[start The records]

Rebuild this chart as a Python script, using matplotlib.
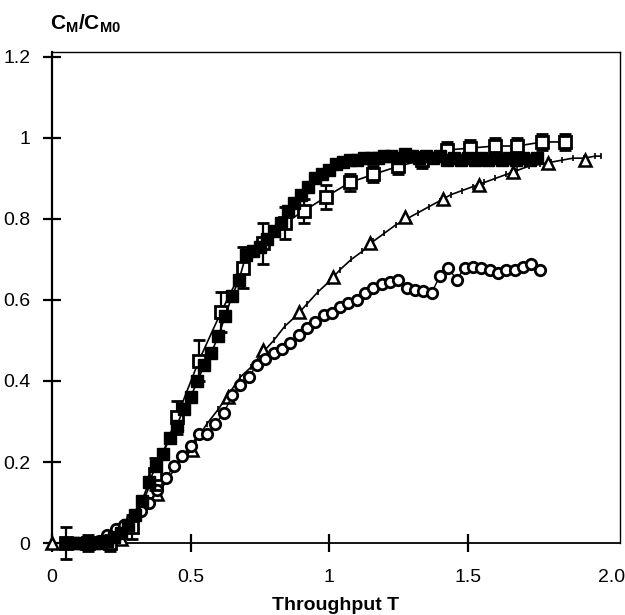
import numpy as np
import matplotlib
matplotlib.use("Agg")
import matplotlib.pyplot as plt

plt.rcParams["font.family"] = ["Liberation Sans", "DejaVu Sans"]
plt.rcParams["mathtext.fontset"] = "custom"
plt.rcParams["mathtext.rm"] = "Liberation Sans"
plt.rcParams["mathtext.bf"] = "Liberation Sans:bold"

# filled squares (dense run)
fill_t = [0.05, 0.075, 0.1, 0.125, 0.15, 0.175, 0.2, 0.225, 0.25, 0.275,
          0.3, 0.325, 0.35, 0.375, 0.4, 0.425, 0.45, 0.475, 0.5, 0.525,
          0.55, 0.575, 0.6, 0.625, 0.65, 0.675, 0.7, 0.725, 0.75, 0.775,
          0.8, 0.825, 0.85, 0.875, 0.9, 0.925, 0.95, 0.975, 1.0, 1.025,
          1.05, 1.075, 1.1, 1.125, 1.15, 1.175, 1.2, 1.225, 1.25, 1.275,
          1.3, 1.325, 1.35, 1.375, 1.4, 1.425, 1.45, 1.475, 1.5, 1.525,
          1.55, 1.575, 1.6, 1.625, 1.65, 1.675, 1.7, 1.725, 1.75]
fill_c = [0, 0, 0, 0, 0, 0, 0.005, 0.015, 0.025, 0.045,
          0.07, 0.105, 0.15, 0.19, 0.22, 0.26, 0.29, 0.33, 0.36, 0.40,
          0.44, 0.47, 0.51, 0.56, 0.61, 0.65, 0.71, 0.72, 0.73, 0.75,
          0.77, 0.79, 0.82, 0.84, 0.86, 0.88, 0.90, 0.91, 0.92, 0.935,
          0.94, 0.945, 0.945, 0.95, 0.95, 0.95, 0.955, 0.955, 0.95, 0.96,
          0.955, 0.95, 0.955, 0.95, 0.955, 0.945, 0.95, 0.945, 0.95, 0.945,
          0.95, 0.945, 0.95, 0.945, 0.95, 0.945, 0.95, 0.945, 0.95]

# open squares with error bars
open_t = [0.05, 0.13, 0.21, 0.29, 0.37, 0.45, 0.53, 0.61, 0.69, 0.76,
          0.84, 0.91, 0.99, 1.075, 1.16, 1.25, 1.335, 1.425, 1.51, 1.6,
          1.68, 1.77, 1.85]
open_c = [0, 0, 0, 0.04, 0.17, 0.31, 0.45, 0.57, 0.68, 0.74,
          0.79, 0.82, 0.855, 0.89, 0.91, 0.93, 0.945, 0.97, 0.975, 0.98,
          0.98, 0.99, 0.99]
open_err = [0.04, 0.02, 0.02, 0.03, 0.04, 0.04, 0.05, 0.05, 0.05, 0.05,
            0.04, 0.03, 0.03, 0.02, 0.02, 0.02, 0.02, 0.02, 0.02, 0.02,
            0.02, 0.02, 0.02]

# triangle run: dense line with tick marks, sparse triangle symbols
line_t = [0.0, 0.04, 0.08, 0.12, 0.16, 0.2, 0.24, 0.28, 0.32, 0.36,
          0.4, 0.44, 0.48, 0.52, 0.56, 0.6, 0.64, 0.68, 0.72, 0.76,
          0.8, 0.84, 0.88, 0.92, 0.96, 1.0, 1.04, 1.08, 1.12, 1.16,
          1.2, 1.24, 1.28, 1.32, 1.36, 1.4, 1.44, 1.48, 1.52, 1.56,
          1.6, 1.64, 1.68, 1.72, 1.76, 1.8, 1.84, 1.88, 1.92, 1.96, 1.98]
line_c = [0, 0, 0, 0, 0, 0.005, 0.02, 0.04, 0.07, 0.10,
          0.14, 0.18, 0.22, 0.255, 0.295, 0.33, 0.37, 0.41, 0.435, 0.47,
          0.50, 0.535, 0.56, 0.59, 0.62, 0.645, 0.675, 0.70, 0.72, 0.745,
          0.765, 0.785, 0.80, 0.815, 0.83, 0.845, 0.86, 0.87, 0.88, 0.89,
          0.90, 0.91, 0.92, 0.93, 0.935, 0.94, 0.945, 0.95, 0.95, 0.955, 0.955]
tri_t = [0.0, 0.125, 0.25, 0.38, 0.505, 0.635, 0.76, 0.89, 1.015, 1.148,
         1.275, 1.41, 1.54, 1.665, 1.79, 1.925]
tri_c = [0, 0, 0.01, 0.12, 0.23, 0.36, 0.476, 0.57, 0.657, 0.74,
         0.805, 0.85, 0.885, 0.917, 0.937, 0.945]

# open circles
circ_t = [0.05, 0.08, 0.11, 0.14, 0.17, 0.2, 0.23, 0.26, 0.29, 0.32,
          0.35, 0.38, 0.41, 0.44, 0.47, 0.5, 0.53, 0.56, 0.59, 0.62,
          0.65, 0.68, 0.71, 0.74, 0.77, 0.8, 0.83, 0.86, 0.89, 0.92,
          0.95, 0.98, 1.01, 1.04, 1.07, 1.1, 1.13, 1.16, 1.19, 1.22,
          1.25, 1.28, 1.31, 1.34, 1.37, 1.4, 1.43, 1.46, 1.49, 1.52,
          1.55, 1.58, 1.61, 1.64, 1.67, 1.7, 1.73, 1.76]
circ_c = [0, 0, 0, 0, 0.005, 0.02, 0.035, 0.045, 0.06, 0.08,
          0.10, 0.13, 0.16, 0.19, 0.215, 0.24, 0.27, 0.27, 0.295, 0.32,
          0.365, 0.39, 0.41, 0.44, 0.455, 0.47, 0.48, 0.495, 0.513, 0.53,
          0.545, 0.563, 0.568, 0.583, 0.593, 0.60, 0.617, 0.63, 0.64, 0.645,
          0.65, 0.63, 0.625, 0.622, 0.617, 0.66, 0.68, 0.65, 0.68, 0.682,
          0.68, 0.674, 0.667, 0.674, 0.674, 0.682, 0.69, 0.674]

fig = plt.figure(figsize=(6.25, 6.15), dpi=100)
ax = fig.add_axes([0.0832, 0.117, 0.9088, 0.7984])

# triangle series
ax.plot(line_t, line_c, color="black", lw=1.2, marker="|", ms=5, mew=1.2,
        clip_on=False, zorder=2)
ax.plot(tri_t, tri_c, ls="none", marker="^", ms=8.5, mfc="white", mec="black",
        mew=1.8, clip_on=False, zorder=3)

# circles
ax.plot(circ_t, circ_c, color="black", lw=1.0, marker="o", ms=7.5, mfc="white",
        mec="black", mew=2.0, clip_on=False, zorder=3)

# open squares with error bars
ax.errorbar(open_t, open_c, yerr=open_err, color="black", lw=1.2, marker="s",
            ms=8.5, mfc="white", mec="black", mew=2.0, capsize=4, elinewidth=1.6,
            capthick=1.6, clip_on=False, zorder=4)

# filled squares
ax.plot(fill_t, fill_c, color="black", lw=1.2, marker="s", ms=9,
        mfc="black", mec="black", clip_on=False, zorder=5)

ax.set_xlim(0, 2.05)
ax.set_ylim(0, 1.212)

ax.set_xticks([0, 0.5, 1, 1.5, 2.02])
ax.set_xticklabels(["0", "0.5", "1", "1.5", "2.0"])
ax.xaxis.get_major_ticks()[-1].tick1line.set_visible(False)
ax.set_yticks([0, 0.2, 0.4, 0.6, 0.8, 1.0, 1.2])
ax.set_yticklabels(["0", "0.2", "0.4", "0.6", "0.8", "1", "1.2"])

ax.tick_params(axis="both", direction="inout", length=13, width=1.6,
               labelsize=14, colors="black")
ax.tick_params(axis="x", pad=12)
ax.tick_params(axis="y", pad=9)

ax.spines["left"].set_linewidth(1.6)
ax.spines["bottom"].set_linewidth(1.3)
ax.spines["top"].set_linewidth(1.0)
ax.spines["right"].set_linewidth(1.0)

fig.text(0.08, 0.962, r"$\mathbf{C}_\mathbf{M}\mathbf{/C}_\mathbf{M0}$",
         fontsize=15, ha="left", va="center")
ax.set_xlabel("Throughput T", fontsize=14, fontweight="bold", labelpad=8)

fig.savefig("out.png", dpi=100)
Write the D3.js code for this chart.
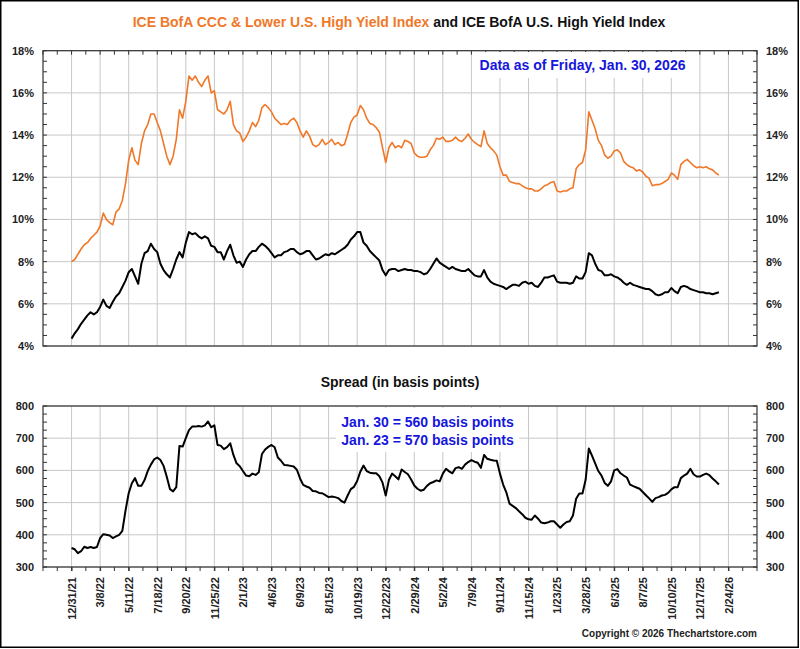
<!DOCTYPE html>
<html><head><meta charset="utf-8">
<script src="https://cdn.jsdelivr.net/npm/d3@7"></script>
<style>
body{margin:0;background:#fff}
svg text{font-family:"Liberation Sans",Arial,Helvetica,sans-serif;font-weight:bold}
</style></head>
<body><svg id="c" width="800" height="649"></svg>
<script>
// ---- DATA (one sample per ~5 trading days, 9 samples between labelled ticks) ----
const tickLabels = ["12/31/21","3/8/22","5/11/22","7/18/22","9/20/22","11/25/22","2/1/23","4/6/23","6/9/23","8/15/23","10/19/23","12/22/23","2/29/24","5/2/24","7/9/24","9/11/24","11/15/24","1/23/25","3/28/25","6/3/25","8/7/25","10/10/25","12/17/25","2/24/26"];
const samplesPerTick = 9;

// ICE BofA CCC & Lower U.S. High Yield Index, effective yield (%)
const cccYield = [
8.0,8.1,8.35,8.6,8.8,8.9,9.1,9.25,9.4,9.7,
10.3,10.0,9.85,9.75,10.35,10.5,10.9,11.7,12.8,13.4,
12.8,12.6,13.6,14.2,14.5,15.0,15.0,14.6,14.2,13.6,
13.0,12.6,13.0,13.8,15.2,14.8,15.6,16.8,16.6,16.8,
16.5,16.3,16.6,16.8,16.0,16.1,15.2,15.1,15.0,15.2,
15.6,14.5,14.2,14.1,13.7,13.9,14.2,14.6,14.4,14.7,
15.3,15.45,15.3,15.1,14.8,14.65,14.5,14.55,14.5,14.7,
14.8,14.6,14.2,13.9,14.2,13.95,13.55,13.45,13.55,13.8,
13.55,13.65,13.8,13.55,13.65,13.5,13.55,14.05,14.6,14.85,
14.95,15.4,15.2,14.8,14.55,14.5,14.35,14.15,13.4,12.7,
13.4,13.65,13.4,13.5,13.4,13.75,13.7,13.6,13.15,13.0,
12.95,12.95,13.0,13.3,13.5,13.85,13.8,13.9,13.7,13.7,
13.75,13.9,13.75,13.7,13.85,14.05,13.8,13.65,13.55,13.45,
14.2,13.6,13.4,13.25,13.05,12.5,12.1,12.1,11.8,11.75,
11.7,11.7,11.6,11.5,11.45,11.45,11.35,11.35,11.45,11.6,
11.65,11.75,11.8,11.35,11.3,11.35,11.35,11.45,11.5,12.4,
12.6,12.7,13.3,15.1,14.7,14.3,13.75,13.5,13.05,12.9,
13.0,13.25,13.3,13.15,12.75,12.6,12.5,12.45,12.3,12.35,
12.25,12.05,11.95,11.6,11.65,11.65,11.7,11.8,11.9,12.2,
12.1,11.9,12.6,12.75,12.85,12.7,12.55,12.45,12.5,12.45,
12.5,12.4,12.35,12.2,12.1
];

// ICE BofA U.S. High Yield Index, effective yield (%)
const hyYield = [
4.35,4.6,4.8,5.05,5.25,5.45,5.6,5.5,5.6,5.85,
6.2,5.9,5.8,6.1,6.35,6.5,6.8,7.1,7.5,7.65,
7.3,6.95,7.9,8.4,8.5,8.85,8.6,8.45,7.9,7.6,
7.4,7.25,7.65,8.1,8.45,8.2,8.9,9.4,9.3,9.35,
9.2,9.1,9.2,9.1,8.75,8.7,8.45,8.45,8.1,8.5,
8.8,8.3,7.95,8.0,7.75,8.1,8.35,8.5,8.5,8.7,
8.85,8.75,8.6,8.4,8.2,8.3,8.3,8.45,8.5,8.6,
8.6,8.45,8.35,8.4,8.5,8.5,8.3,8.1,8.15,8.25,
8.35,8.3,8.4,8.35,8.45,8.55,8.65,8.8,9.05,9.2,
9.4,9.4,8.9,8.75,8.5,8.35,8.2,8.05,7.6,7.35,
7.6,7.65,7.65,7.55,7.6,7.65,7.6,7.6,7.55,7.55,
7.5,7.4,7.45,7.65,7.9,8.15,7.95,7.85,7.75,7.65,
7.75,7.65,7.6,7.55,7.55,7.65,7.5,7.35,7.3,7.3,
7.6,7.25,7.05,6.95,6.9,6.85,6.8,6.7,6.8,6.9,
6.9,6.85,7.0,7.05,6.95,7.0,6.85,6.8,7.0,7.25,
7.25,7.3,7.35,7.05,7.0,7.0,7.0,6.95,7.0,7.3,
7.2,7.2,7.5,8.4,8.3,7.9,7.6,7.55,7.35,7.35,
7.4,7.3,7.25,7.15,7.0,6.9,7.0,6.9,6.85,6.8,
6.75,6.7,6.7,6.6,6.45,6.4,6.45,6.55,6.55,6.75,
6.6,6.5,6.8,6.85,6.8,6.7,6.65,6.6,6.55,6.55,
6.5,6.5,6.45,6.5,6.55
];

// Spread between the two indexes (basis points)
const spreadBp = [
359,355,343,349,363,359,362,359,362,390,
402,400,398,390,395,400,412,475,529,560,
576,552,552,570,598,618,634,640,632,614,
580,542,535,548,676,674,700,725,736,736,
738,736,740,752,734,740,679,677,666,672,
684,648,622,613,598,584,582,590,586,594,
651,665,673,679,672,640,630,617,616,614,
612,602,575,555,550,546,536,535,530,529,
523,517,519,517,514,505,500,522,542,549,
567,596,615,598,593,591,591,582,562,522,
570,590,582,572,603,595,588,572,553,543,
537,540,552,560,564,569,566,590,605,597,
591,607,610,605,618,626,632,627,624,608,
648,636,633,631,630,590,556,532,497,490,
483,473,464,453,448,447,460,450,438,436,
438,442,442,432,422,432,440,442,460,512,
528,528,571,668,646,622,598,584,561,552,
566,600,604,591,584,578,556,551,547,543,
533,523,513,502,514,517,522,524,530,541,
548,548,576,584,590,605,588,581,581,586,
590,585,575,566,556
];

const yieldTicks = [4,6,8,10,12,14,16,18];
const spreadTicks = [300,400,500,600,700,800];

const titleOrange = "ICE BofA CCC & Lower U.S. High Yield Index";
const titleBlack = " and ICE BofA U.S. High Yield Index";
const asOfText = "Data as of Friday, Jan. 30, 2026";
const spreadTitle = "Spread (in basis points)";
const spreadNotes = ["Jan. 30 = 560 basis points","Jan. 23 = 570 basis points"];
const copyright = "Copyright \u00A9 2026 Thechartstore.com";

// ---- STYLE ----
const ORANGE = "#f07828", BLUE = "#1616dc", GRID = "#c8c8c8", AXIS = "#333";

const svg = d3.select("#c");
svg.append("rect").attr("width",800).attr("height",649).attr("fill","#fff");

const tickIdx = tickLabels.map((_, i) => i * samplesPerTick);
const minorIdx = d3.range(-samplesPerTick, tickIdx[tickIdx.length-1] + samplesPerTick + 0.01, samplesPerTick/2);

const x = d3.scaleLinear().domain([-samplesPerTick, (tickLabels.length) * samplesPerTick]).range([43, 757]);
const yTop = d3.scaleLinear().domain([4, 18]).range([346, 50.7]);
const yBot = d3.scaleLinear().domain([300, 800]).range([567, 406]);

function panel(y, majors, minorStep, fmt) {
  const [y0, y1] = y.range(); // bottom, top
  const g = svg.append("g");
  // vertical grid
  g.selectAll(".vg").data(tickIdx).join("line")
    .attr("x1", d => x(d)).attr("x2", d => x(d))
    .attr("y1", y1).attr("y2", y0).attr("stroke", GRID).attr("stroke-width", 1);
  // horizontal grid
  g.selectAll(".hg").data(majors).join("line")
    .attr("x1", x.range()[0]).attr("x2", x.range()[1])
    .attr("y1", d => y(d)).attr("y2", d => y(d)).attr("stroke", GRID).attr("stroke-width", 1);
  // minor y ticks, inward on both sides
  const dom = y.domain();
  const minors = d3.range(dom[0], dom[1] + 1e-9, minorStep);
  g.selectAll(".ml").data(minors).join("line")
    .attr("x1", x.range()[0]).attr("x2", x.range()[0] + 4)
    .attr("y1", d => y(d)).attr("y2", d => y(d)).attr("stroke", AXIS);
  g.selectAll(".mr").data(minors).join("line")
    .attr("x1", x.range()[1] - 4).attr("x2", x.range()[1])
    .attr("y1", d => y(d)).attr("y2", d => y(d)).attr("stroke", AXIS);
  // labels via axes
  const la = svg.append("g").attr("transform", `translate(${x.range()[0]},0)`)
    .call(d3.axisLeft(y).tickValues(majors).tickFormat(fmt).tickSize(0).tickPadding(9));
  la.select(".domain").remove();
  la.selectAll("text").attr("font-size", 11).attr("fill", "#222")
    .style("font-family", '"Liberation Sans",Arial,sans-serif').style("font-weight", "bold");
  const ra = svg.append("g").attr("transform", `translate(${x.range()[1]},0)`)
    .call(d3.axisRight(y).tickValues(majors).tickFormat(fmt).tickSize(0).tickPadding(9));
  ra.select(".domain").remove();
  ra.selectAll("text").attr("font-size", 11).attr("fill", "#222")
    .style("font-family", '"Liberation Sans",Arial,sans-serif').style("font-weight", "bold");
  return g;
}

function frame(y) {
  const [y0, y1] = y.range();
  svg.append("rect").attr("x", x.range()[0]).attr("y", y1)
    .attr("width", x.range()[1] - x.range()[0]).attr("height", y0 - y1)
    .attr("fill", "none").attr("stroke", AXIS).attr("stroke-width", 1.2);
}

// ---- TOP PANEL ----
panel(yTop, yieldTicks, 0.5, d => d + "%");
// top edge ticks inward
svg.append("g").selectAll("line").data(minorIdx).join("line")
  .attr("x1", d => x(d)).attr("x2", d => x(d))
  .attr("y1", yTop.range()[1]).attr("y2", yTop.range()[1] + 4).attr("stroke", AXIS);
// white box behind the date note
svg.append("rect").attr("x", 476).attr("y", 52).attr("width", 214).attr("height", 26).attr("fill", "#fff");

const line = yS => d3.line().x((d, i) => x(i)).y(d => yS(d));
svg.append("path").datum(cccYield).attr("d", line(yTop))
  .attr("fill", "none").attr("stroke", ORANGE).attr("stroke-width", 1.6).attr("stroke-linejoin", "round");
svg.append("path").datum(hyYield).attr("d", line(yTop))
  .attr("fill", "none").attr("stroke", "#000").attr("stroke-width", 2).attr("stroke-linejoin", "round");
frame(yTop);

svg.append("text").attr("x", 582.5).attr("y", 70).attr("text-anchor", "middle")
  .attr("font-size", 14).attr("fill", BLUE).text(asOfText);

// ---- BOTTOM PANEL ----
panel(yBot, spreadTicks, 25, d => d);
svg.append("rect").attr("x", 336).attr("y", 408).attr("width", 183).attr("height", 44).attr("fill", "#fff");
svg.append("path").datum(spreadBp).attr("d", line(yBot))
  .attr("fill", "none").attr("stroke", "#000").attr("stroke-width", 2).attr("stroke-linejoin", "round");
frame(yBot);

// bottom x axis: minor ticks outward + rotated labels
svg.append("g").selectAll("line").data(minorIdx).join("line")
  .attr("x1", d => x(d)).attr("x2", d => x(d))
  .attr("y1", yBot.range()[0]).attr("y2", yBot.range()[0] + 4).attr("stroke", AXIS);
const xa = svg.append("g").attr("transform", `translate(0,${yBot.range()[0]})`)
  .call(d3.axisBottom(x).tickValues(tickIdx).tickFormat(d => tickLabels[Math.round(d / samplesPerTick)]).tickSize(4));
xa.select(".domain").remove();
xa.selectAll(".tick line").attr("stroke", AXIS);
xa.selectAll("text")
  .attr("transform", "rotate(-90)").attr("text-anchor", "end")
  .attr("x", -10).attr("y", 0).attr("dy", "0.35em")
  .attr("font-size", 11).attr("fill", "#222")
  .style("font-family", '"Liberation Sans",Arial,sans-serif').style("font-weight", "bold");

spreadNotes.forEach((t, i) => {
  svg.append("text").attr("x", 427.5).attr("y", 426.7 + i * 18.5).attr("text-anchor", "middle")
    .attr("font-size", 14).attr("fill", BLUE).text(t);
});
svg.append("text").attr("x", 400).attr("y", 387).attr("text-anchor", "middle")
  .attr("font-size", 14).attr("fill", "#111").text(spreadTitle);

// ---- TITLE ----
const tt = svg.append("text").attr("x", 399).attr("y", 27).attr("text-anchor", "middle").attr("font-size", 14);
tt.append("tspan").attr("fill", ORANGE).text(titleOrange);
tt.append("tspan").attr("fill", "#111").text(titleBlack);

svg.append("text").attr("x", 757).attr("y", 637).attr("text-anchor", "end")
  .attr("font-size", 10).attr("fill", "#222").text(copyright);

// outer border
svg.append("rect").attr("x", 0.75).attr("y", 0.75).attr("width", 797.5).attr("height", 646.5)
  .attr("fill", "none").attr("stroke", "#000").attr("stroke-width", 1.5);
</script></body></html>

[end The records]

- [Short exercise]: Without the pictures, copy the entries from their first line through the line containing "import matplotlib.pyplot as plt", and only those lines.

- [Expected output]:
Rebuild this chart as a Python script, using matplotlib.
import numpy as np
import matplotlib
matplotlib.use("Agg")
import matplotlib.pyplot as plt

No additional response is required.